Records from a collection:
▼

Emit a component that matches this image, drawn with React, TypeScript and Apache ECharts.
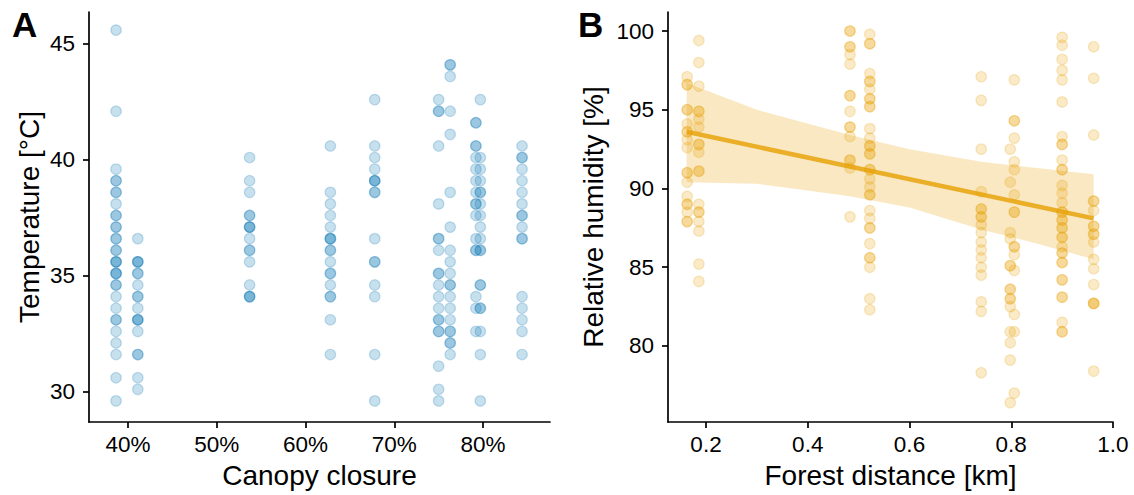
import React, { useEffect, useRef } from "react";
import * as echarts from "echarts";

// ---- Panel A: canopy closure (%) vs temperature (°C)
const canopyPercent = [38.65, 41.1, 53.7, 62.8, 67.8, 75.0, 76.3, 79.2, 79.7, 84.4];
const temperatureByPlot = [
  [45.6, 42.1, 39.6, 39.1, 39.1, 38.6, 38.6, 38.1, 37.6, 37.6, 37.1, 37.1, 36.6, 36.6, 36.1, 36.1, 35.6, 35.6, 35.6, 35.1, 35.1, 35.1, 34.6, 34.6, 34.1, 33.6, 33.1, 33.1, 32.6, 32.1, 31.6, 30.6, 29.6],
  [36.6, 35.6, 35.6, 35.6, 35.1, 35.1, 34.6, 34.1, 34.1, 33.6, 33.1, 33.1, 33.1, 32.6, 31.6, 31.6, 30.6, 30.1],
  [40.1, 39.1, 38.6, 37.6, 37.6, 37.1, 37.1, 37.1, 36.6, 36.1, 36.1, 35.6, 34.6, 34.1, 34.1, 34.1],
  [40.6, 38.6, 38.1, 37.6, 37.1, 36.6, 36.6, 36.6, 36.1, 36.1, 35.6, 35.1, 35.1, 34.6, 34.1, 34.1, 33.1, 31.6],
  [42.6, 40.6, 40.1, 39.6, 39.1, 39.1, 39.1, 38.6, 38.6, 36.6, 35.6, 35.6, 34.6, 34.1, 31.6, 29.6],
  [42.6, 42.1, 42.1, 40.6, 38.1, 36.6, 36.6, 36.1, 35.1, 35.1, 34.6, 34.1, 33.6, 33.1, 33.1, 32.6, 32.6, 31.1, 30.1, 29.6],
  [44.1, 44.1, 43.6, 42.1, 41.1, 38.6, 37.1, 36.1, 35.6, 35.1, 34.6, 34.6, 34.1, 33.6, 33.1, 32.6, 32.6, 32.1, 32.1, 31.6],
  [41.6, 41.6, 40.6, 40.6, 40.1, 39.6, 39.1, 38.6, 38.1, 38.1, 37.6, 36.6, 36.1, 36.1, 34.1, 33.6, 32.6],
  [42.6, 40.1, 39.6, 39.1, 38.6, 38.6, 38.1, 37.6, 37.1, 36.6, 36.1, 36.1, 34.6, 34.6, 33.6, 33.6, 32.6, 31.6, 29.6],
  [40.6, 40.1, 40.1, 39.6, 39.1, 38.6, 38.1, 37.6, 37.6, 37.1, 36.6, 36.6, 34.1, 33.6, 33.1, 32.6, 31.6],
];
const canopyTicks = [40, 50, 60, 70, 80];
const temperatureTicks = [30, 35, 40, 45];

// ---- Panel B: forest distance (km) vs relative humidity (%)
const distanceKm = [0.163, 0.186, 0.483, 0.522, 0.741, 0.798, 0.806, 0.9, 0.962];
const humidityByPlot = [
  [97.1, 96.6, 96.6, 95.0, 95.0, 94.1, 93.6, 93.6, 93.1, 92.6, 91.0, 91.0, 90.4, 89.5, 89.0, 89.0, 88.5, 87.9, 87.9],
  [99.4, 98.0, 96.5, 94.9, 94.9, 94.4, 93.9, 92.8, 92.8, 92.3, 91.1, 91.1, 89.0, 88.5, 88.5, 87.9, 87.3, 85.2, 84.1],
  [100.0, 100.0, 99.0, 99.0, 98.5, 97.9, 95.9, 95.9, 94.9, 93.9, 93.9, 93.3, 91.8, 91.8, 91.3, 88.2],
  [99.8, 99.2, 99.2, 97.3, 96.8, 96.8, 96.3, 95.7, 95.7, 95.2, 95.2, 93.8, 93.2, 92.7, 92.7, 92.2, 92.2, 91.2, 91.2, 90.6, 90.1, 89.6, 89.6, 88.6, 88.1, 87.5, 87.5, 86.5, 85.6, 85.6, 85.0, 83.0, 82.3],
  [97.1, 95.6, 92.5, 89.8, 88.7, 88.7, 88.2, 88.2, 87.7, 87.2, 86.6, 86.1, 85.6, 85.0, 84.5, 82.8, 82.2, 78.3],
  [92.5, 90.4, 87.2, 86.8, 85.1, 85.1, 83.6, 83.6, 83.0, 83.0, 82.5, 80.9, 80.2, 79.1, 76.4],
  [96.9, 94.3, 94.3, 93.2, 91.7, 91.2, 89.6, 88.5, 88.5, 86.3, 86.3, 85.8, 84.8, 82.0, 80.9, 77.0],
  [99.6, 99.1, 98.2, 97.5, 96.9, 95.5, 93.3, 92.8, 92.8, 91.8, 91.2, 91.2, 90.2, 89.7, 89.1, 88.5, 88.5, 88.0, 88.0, 87.5, 87.5, 86.9, 86.9, 86.3, 85.9, 85.9, 85.3, 85.3, 84.2, 84.2, 83.1, 83.1, 81.5, 80.9, 80.9],
  [99.0, 97.0, 93.4, 89.2, 89.2, 88.6, 87.6, 87.6, 87.1, 87.1, 86.6, 85.5, 84.9, 83.9, 82.7, 82.7, 82.7, 78.4],
];
const distanceTicks = [0.2, 0.4, 0.6, 0.8, 1.0];
const humidityTicks = [80, 85, 90, 95, 100];

// fitted trend and its confidence band
const trendX = [0.162, 0.962];
const trendY = [93.6, 88.1];
const bandX = [0.162, 0.3, 0.483, 0.6, 0.741, 0.85, 0.962];
const bandUpper = [96.7, 95.0, 93.4, 92.5, 91.7, 91.3, 90.9];
const bandLower = [90.4, 90.3, 89.5, 88.8, 87.4, 86.5, 85.5];

const FONT = "'Liberation Sans', Arial, sans-serif";
const BLUE = "rgba(0,114,178,0.22)";
const ORANGE = "rgba(230,159,0,0.22)";

function toPairs(xs: number[], ys: number[][]) {
  const out: number[][] = [];
  xs.forEach((x, i) => ys[i].forEach((y) => out.push([x, y])));
  return out;
}

function axisBase(ticks: number[], fmt: (v: number) => string, margin: number) {
  return {
    type: "value" as const,
    axisLine: { show: true, onZero: false, lineStyle: { color: "#000", width: 1.7 } },
    axisTick: { show: true, length: 6, lineStyle: { color: "#000", width: 1.7 }, customValues: ticks },
    axisLabel: {
      color: "#000",
      fontSize: 22.5,
      fontFamily: FONT,
      margin,
      customValues: ticks,
      formatter: (v: number) => fmt(v),
    },
    splitLine: { show: false },
    nameLocation: "middle" as const,
    nameTextStyle: { color: "#000", fontSize: 28, fontFamily: FONT },
  };
}

export default function App() {
  const ref = useRef<HTMLDivElement>(null);
  useEffect(() => {
    const chart = echarts.init(ref.current!, null, { renderer: "svg" });
    const option: any = {
      animation: false,
      backgroundColor: "#fff",
      grid: [
        { left: 89, top: 12, width: 461, height: 410 },
        { left: 668, top: 12, width: 445, height: 410 },
      ],
      xAxis: [
        {
          ...axisBase(canopyTicks, (v) => `${v}%`, 11),
          gridIndex: 0,
          min: 35.6,
          max: 87.55,
          name: "Canopy closure",
          nameGap: 39,
        },
        {
          ...axisBase(distanceTicks, (v) => v.toFixed(1), 11),
          gridIndex: 1,
          min: 0.1253,
          max: 1.0,
          name: "Forest distance [km]",
          nameGap: 39,
        },
      ],
      yAxis: [
        {
          ...axisBase(temperatureTicks, (v) => `${v}`, 14),
          gridIndex: 0,
          min: 28.69,
          max: 46.38,
          name: "Temperature [°C]",
          nameGap: 46,
        },
        {
          ...axisBase(humidityTicks, (v) => `${v}`, 14),
          gridIndex: 1,
          min: 75.17,
          max: 101.21,
          name: "Relative humidity [%]",
          nameGap: 61,
        },
      ],
      graphic: [
        { type: "text", left: 12, top: 7, style: { text: "A", font: `bold 35px ${FONT}`, fill: "#000" } },
        { type: "text", left: 578, top: 7, style: { text: "B", font: `bold 35px ${FONT}`, fill: "#000" } },
      ],
      series: [
        {
          type: "scatter",
          xAxisIndex: 0,
          yAxisIndex: 0,
          symbol: "circle",
          symbolSize: 10.5,
          data: toPairs(canopyPercent, temperatureByPlot),
          itemStyle: { color: BLUE, borderColor: BLUE, borderWidth: 1.2, opacity: 1 },
          silent: true,
        },
        {
          type: "custom",
          xAxisIndex: 1,
          yAxisIndex: 1,
          data: [[bandX[0], bandUpper[0]]],
          silent: true,
          renderItem: (_params: any, api: any) => {
            const pts: number[][] = [];
            bandX.forEach((x, i) => pts.push(api.coord([x, bandUpper[i]])));
            for (let i = bandX.length - 1; i >= 0; i--) pts.push(api.coord([bandX[i], bandLower[i]]));
            return {
              type: "polygon",
              shape: { points: pts },
              style: { fill: "rgba(230,159,0,0.24)", stroke: "none" },
            };
          },
          z: 1,
        },
        {
          type: "scatter",
          xAxisIndex: 1,
          yAxisIndex: 1,
          symbol: "circle",
          symbolSize: 10.5,
          data: toPairs(distanceKm, humidityByPlot),
          itemStyle: { color: ORANGE, borderColor: ORANGE, borderWidth: 1.2, opacity: 1 },
          silent: true,
          z: 2,
        },
        {
          type: "line",
          xAxisIndex: 1,
          yAxisIndex: 1,
          data: trendX.map((x, i) => [x, trendY[i]]),
          showSymbol: false,
          symbol: "none",
          lineStyle: { color: "rgba(230,159,0,0.8)", width: 4.5 },
          silent: true,
          z: 3,
        },
      ],
    };
    chart.setOption(option);
    return () => chart.dispose();
  }, []);
  return (
    <div
      ref={ref}
      style={{ position: "fixed", left: 0, top: 0, width: 1134, height: 495, background: "#fff" }}
    />
  );
}
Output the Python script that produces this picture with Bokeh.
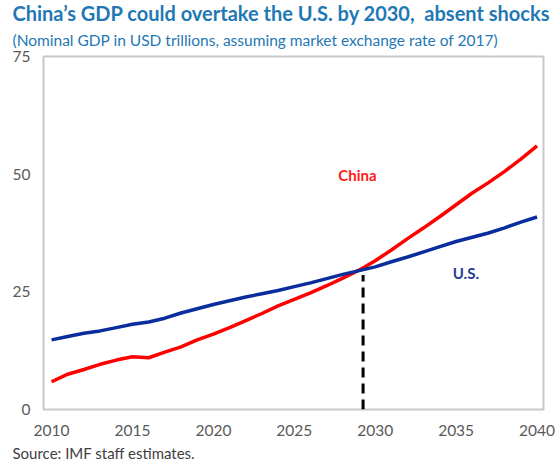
from bokeh.plotting import figure
from bokeh.models import Range1d, Label, FixedTicker, Title
from bokeh.embed import file_html
from bokeh.resources import INLINE

years = list(range(2010, 2041))
china = [5.9, 7.5, 8.5, 9.6, 10.5, 11.2, 11.0, 12.2, 13.3, 14.8,
         16.0, 17.4, 18.9, 20.4, 22.0, 23.4, 24.8, 26.3, 27.9, 29.6,
         31.6, 33.9, 36.3, 38.6, 41.0, 43.5, 46.0, 48.2, 50.6, 53.2, 56.0]
us = [14.8, 15.5, 16.2, 16.7, 17.4, 18.1, 18.6, 19.4, 20.5, 21.4,
      22.3, 23.1, 23.9, 24.6, 25.3, 26.1, 26.9, 27.8, 28.7, 29.5,
      30.3, 31.4, 32.4, 33.5, 34.6, 35.7, 36.6, 37.5, 38.6, 39.8, 40.9]
x_ticks = [2010, 2015, 2020, 2025, 2030, 2035, 2040]
y_ticks = [0, 25, 50, 75]
crossover_year = 2029.25
crossover_value = 28.6

title_text = "China\u2019s GDP could overtake the U.S. by 2030,\u00a0 absent shocks"
subtitle_text = "(Nominal GDP in USD trillions, assuming market exchange rate of 2017)"
source_text = "Source: IMF staff estimates."

W, H = 556, 465
FL, FR, FT, FB = 43, 543, 56, 409
p = figure(width=W, height=H, output_backend="svg", toolbar_location=None,
           x_range=Range1d(2009.5, 2040.4), y_range=Range1d(0, 75),
           min_border_left=FL, min_border_right=W - FR, min_border_top=FT,
           min_border_bottom=H - FB)
p.title = None
p.background_fill_color = "white"
p.border_fill_color = "white"
p.outline_line_color = "#c8c8c8"
p.outline_line_width = 2
p.xgrid.visible = False
p.ygrid.visible = False

for ax in (p.xaxis[0], p.yaxis[0]):
    ax.axis_line_color = None
    ax.major_tick_line_color = None
    ax.minor_tick_line_color = None
    ax.major_tick_in = 0
    ax.major_tick_out = 0
    ax.major_label_text_color = "#595959"
    ax.major_label_text_font = "Lato"
    ax.major_label_text_font_size = "15.5px"
p.xaxis[0].ticker = FixedTicker(ticks=x_ticks)
p.yaxis[0].ticker = FixedTicker(ticks=y_ticks)
p.xaxis[0].major_label_standoff = 15
p.yaxis[0].major_label_standoff = 13

p.line(years, china, line_color="#ff0000", line_width=3.5)
p.line(years, us, line_color="#0a2d9e", line_width=3.5)
p.segment(x0=[crossover_year], y0=[0], x1=[crossover_year], y1=[crossover_value],
          line_color="black", line_width=3, line_dash="10 6")

p.add_layout(Label(x=2028.9, y=49.8, text="China", text_color="#ff1a1a",
                   text_font="Lato", text_font_style="bold", text_font_size="15px",
                   text_align="center", text_baseline="middle"))
p.add_layout(Label(x=2035.6, y=29.0, text="U.S.", text_color="#1f3c99",
                   text_font="Lato", text_font_style="bold", text_font_size="15px",
                   text_align="center", text_baseline="middle"))

# subtitle first (nearest to the frame), then the main title
p.add_layout(Title(text=subtitle_text, align="left", offset=12 - FL, standoff=16,
                   text_color="#1f78b4", text_font="Lato", text_font_style="normal",
                   text_font_size="15.5px"), "above")
p.add_layout(Title(text=title_text, align="left", offset=12 - FL, standoff=-9,
                   text_color="#1f78b4", text_font="Lato", text_font_style="bold",
                   text_font_size="20px"), "above")
p.add_layout(Title(text=source_text, align="left", offset=12 - FL, standoff=6,
                   text_color="#404040", text_font="Lato", text_font_style="normal",
                   text_font_size="15px"), "below")

open("out.html", "w").write(file_html(p, INLINE))
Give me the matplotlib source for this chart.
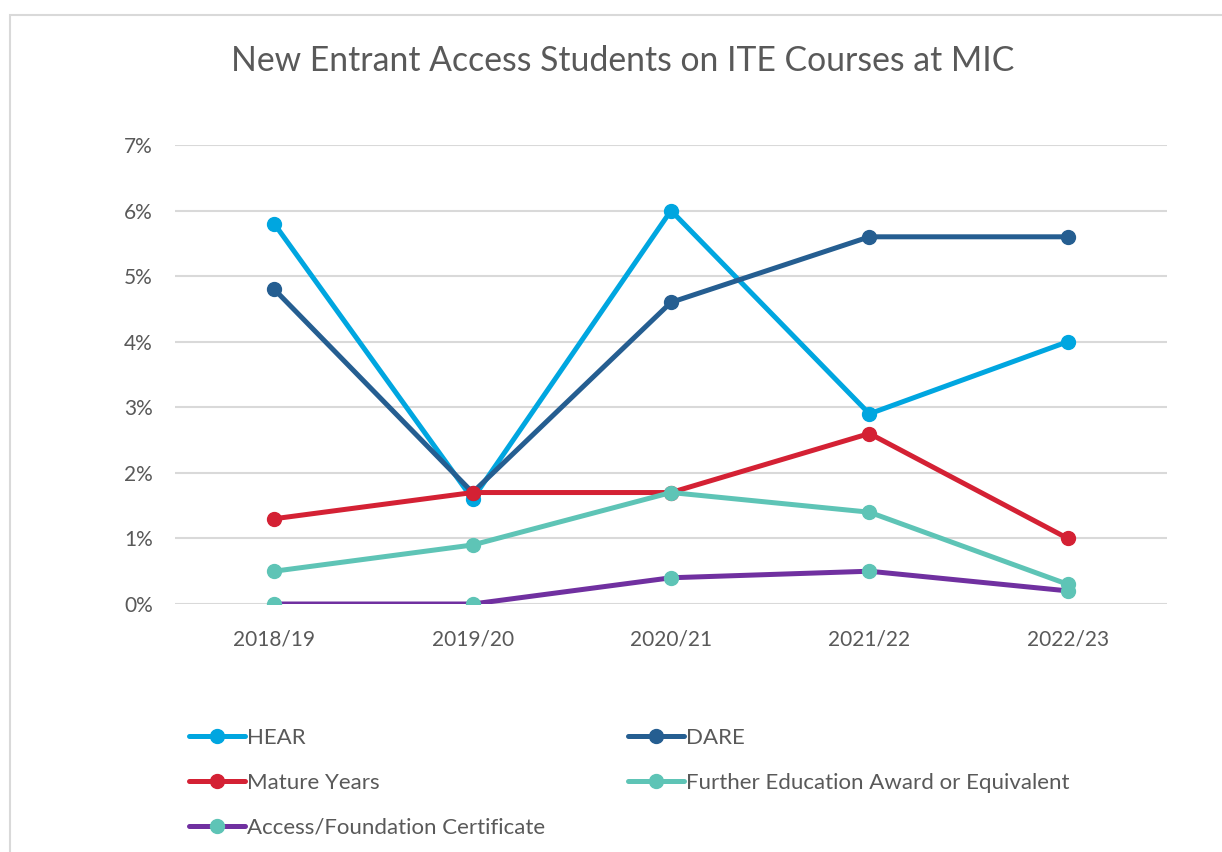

▲

Task description:
Begin at the first line of the entries above and return each line exactly, stopping after the line that contains "import * as". Pictures do not belong in the copy.

Output for this exercise:
Emit a component that matches this image, drawn with React, TypeScript and Apache ECharts.
import React, { useEffect, useRef } from "react";
import * as echarts from "echarts";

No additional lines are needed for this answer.